#### Direction:
Restate all the material verbatim, except for the pictures.

#### Raw data:
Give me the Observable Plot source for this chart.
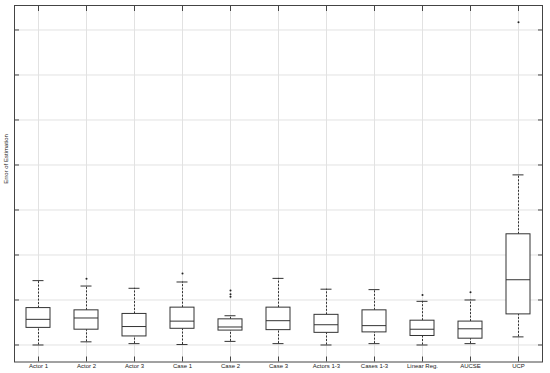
<!DOCTYPE html>
<html><head><meta charset="utf-8">
<script src="https://cdn.jsdelivr.net/npm/d3@7"></script>
<script src="https://cdn.jsdelivr.net/npm/@observablehq/plot@0.6"></script>
<style>body{margin:0;background:#fff}</style>
</head><body><div id="chart"></div>
<script>
const categories = ["Actor 1","Actor 2","Actor 3","Case 1","Case 2","Case 3","Actors 1-3","Cases 1-3","Linear Reg.","AUCSE","UCP"];
const lowerWhisker = [0.00,0.07,0.03,0.01,0.08,0.03,0.00,0.03,0.00,0.03,0.18];
const q1 =           [0.38,0.34,0.19,0.36,0.32,0.33,0.27,0.28,0.20,0.14,0.68];
const median =       [0.57,0.60,0.41,0.53,0.40,0.54,0.45,0.43,0.35,0.36,1.45];
const q3 =           [0.82,0.77,0.69,0.83,0.57,0.83,0.67,0.77,0.54,0.52,2.46];
const upperWhisker = [1.43,1.31,1.26,1.40,0.65,1.48,1.24,1.23,0.97,1.00,3.78];
const outlierCategory = ["Actor 2","Case 1","Case 2","Case 2","Case 2","Linear Reg.","AUCSE","UCP"];
const outlierValue =    [1.47,1.59,1.21,1.13,1.07,1.11,1.17,7.17];
const yTicks = [0,1,2,3,4,5,6,7];
const yLabel = "Error of Estimation";

const boxes = categories.map((c,i)=>({category:c, lo:lowerWhisker[i], q1:q1[i], med:median[i], q3:q3[i], hi:upperWhisker[i]}));
const outliers = outlierCategory.map((c,i)=>({category:c, value:outlierValue[i]}));
const ink = "#333";
const chart = Plot.plot({
  width:550, height:373, marginLeft:14, marginRight:8, marginTop:5, marginBottom:11.5,
  style:{fontFamily:"'Liberation Sans', Arial, sans-serif", fontSize:"6px", color:"#222", background:"#fff"},
  x:{type:"band", domain:categories, paddingInner:0.5, paddingOuter:0.25, label:null, axis:null},
  y:{domain:[-0.378,7.544], axis:null, label:null},
  marks:[
    Plot.ruleX(categories, {x:d=>d, stroke:"#e2e2e2"}),
    Plot.ruleY(yTicks, {y:d=>d, stroke:"#e2e2e2"}),
    Plot.ruleX(boxes, {x:"category", y1:"lo", y2:"q1", stroke:ink, strokeDasharray:"2,1.5"}),
    Plot.ruleX(boxes, {x:"category", y1:"q3", y2:"hi", stroke:ink, strokeDasharray:"2,1.5"}),
    Plot.barY(boxes, {x:"category", y1:"q1", y2:"q3", fill:"white", stroke:ink}),
    Plot.tickY(boxes, {x:"category", y:"med", stroke:ink}),
    Plot.tickY(boxes, {x:"category", y:"lo", stroke:ink, insetLeft:6.5, insetRight:6.5}),
    Plot.tickY(boxes, {x:"category", y:"hi", stroke:ink, insetLeft:6.5, insetRight:6.5}),
    Plot.dot(outliers, {x:"category", y:"value", r:1, fill:"#222", stroke:null}),
    Plot.frame({stroke:"#444"}),
    Plot.axisX({anchor:"bottom", tickSize:-5, tickPadding:7, stroke:"#444", fill:"#222", label:null}),
    Plot.axisX({anchor:"top", tickSize:-5, tickFormat:()=>"", stroke:"#444", label:null}),
    Plot.axisY(yTicks, {anchor:"left", tickSize:-5, tickFormat:()=>"", stroke:"#444", label:null}),
    Plot.axisY(yTicks, {anchor:"right", tickSize:-5, tickFormat:()=>"", stroke:"#444", label:null}),
    Plot.text([yLabel], {text:d=>d, frameAnchor:"left", rotate:-90, dx:-8, fontSize:6, fill:"#222"})
  ]
});
document.getElementById("chart").appendChild(chart);
</script>
</body></html>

#### The result:
Give me the Observable Plot source for this chart.
<!DOCTYPE html>
<html><head><meta charset="utf-8">
<script src="https://cdn.jsdelivr.net/npm/d3@7"></script>
<script src="https://cdn.jsdelivr.net/npm/@observablehq/plot@0.6"></script>
<style>body{margin:0;background:#fff}</style>
</head><body><div id="chart"></div>
<script>
const categories = ["Actor 1","Actor 2","Actor 3","Case 1","Case 2","Case 3","Actors 1-3","Cases 1-3","Linear Reg.","AUCSE","UCP"];
const lowerWhisker = [0.00,0.07,0.03,0.01,0.08,0.03,0.00,0.03,0.00,0.03,0.18];
const q1 =           [0.38,0.34,0.19,0.36,0.32,0.33,0.27,0.28,0.20,0.14,0.68];
const median =       [0.57,0.60,0.41,0.53,0.40,0.54,0.45,0.43,0.35,0.36,1.45];
const q3 =           [0.82,0.77,0.69,0.83,0.57,0.83,0.67,0.77,0.54,0.52,2.46];
const upperWhisker = [1.43,1.31,1.26,1.40,0.65,1.48,1.24,1.23,0.97,1.00,3.78];
const outlierCategory = ["Actor 2","Case 1","Case 2","Case 2","Case 2","Linear Reg.","AUCSE","UCP"];
const outlierValue =    [1.47,1.59,1.21,1.13,1.07,1.11,1.17,7.17];
const yTicks = [0,1,2,3,4,5,6,7];
const yLabel = "Error of Estimation";

const boxes = categories.map((c,i)=>({category:c, lo:lowerWhisker[i], q1:q1[i], med:median[i], q3:q3[i], hi:upperWhisker[i]}));
const outliers = outlierCategory.map((c,i)=>({category:c, value:outlierValue[i]}));
const ink = "#333";
const chart = Plot.plot({
  width:550, height:373, marginLeft:14, marginRight:8, marginTop:5, marginBottom:11.5,
  style:{fontFamily:"'Liberation Sans', Arial, sans-serif", fontSize:"6px", color:"#222", background:"#fff"},
  x:{type:"band", domain:categories, paddingInner:0.5, paddingOuter:0.25, label:null, axis:null},
  y:{domain:[-0.378,7.544], axis:null, label:null},
  marks:[
    Plot.ruleX(categories, {x:d=>d, stroke:"#e2e2e2"}),
    Plot.ruleY(yTicks, {y:d=>d, stroke:"#e2e2e2"}),
    Plot.ruleX(boxes, {x:"category", y1:"lo", y2:"q1", stroke:ink, strokeDasharray:"2,1.5"}),
    Plot.ruleX(boxes, {x:"category", y1:"q3", y2:"hi", stroke:ink, strokeDasharray:"2,1.5"}),
    Plot.barY(boxes, {x:"category", y1:"q1", y2:"q3", fill:"white", stroke:ink}),
    Plot.tickY(boxes, {x:"category", y:"med", stroke:ink}),
    Plot.tickY(boxes, {x:"category", y:"lo", stroke:ink, insetLeft:6.5, insetRight:6.5}),
    Plot.tickY(boxes, {x:"category", y:"hi", stroke:ink, insetLeft:6.5, insetRight:6.5}),
    Plot.dot(outliers, {x:"category", y:"value", r:1, fill:"#222", stroke:null}),
    Plot.frame({stroke:"#444"}),
    Plot.axisX({anchor:"bottom", tickSize:-5, tickPadding:7, stroke:"#444", fill:"#222", label:null}),
    Plot.axisX({anchor:"top", tickSize:-5, tickFormat:()=>"", stroke:"#444", label:null}),
    Plot.axisY(yTicks, {anchor:"left", tickSize:-5, tickFormat:()=>"", stroke:"#444", label:null}),
    Plot.axisY(yTicks, {anchor:"right", tickSize:-5, tickFormat:()=>"", stroke:"#444", label:null}),
    Plot.text([yLabel], {text:d=>d, frameAnchor:"left", rotate:-90, dx:-8, fontSize:6, fill:"#222"})
  ]
});
document.getElementById("chart").appendChild(chart);
</script>
</body></html>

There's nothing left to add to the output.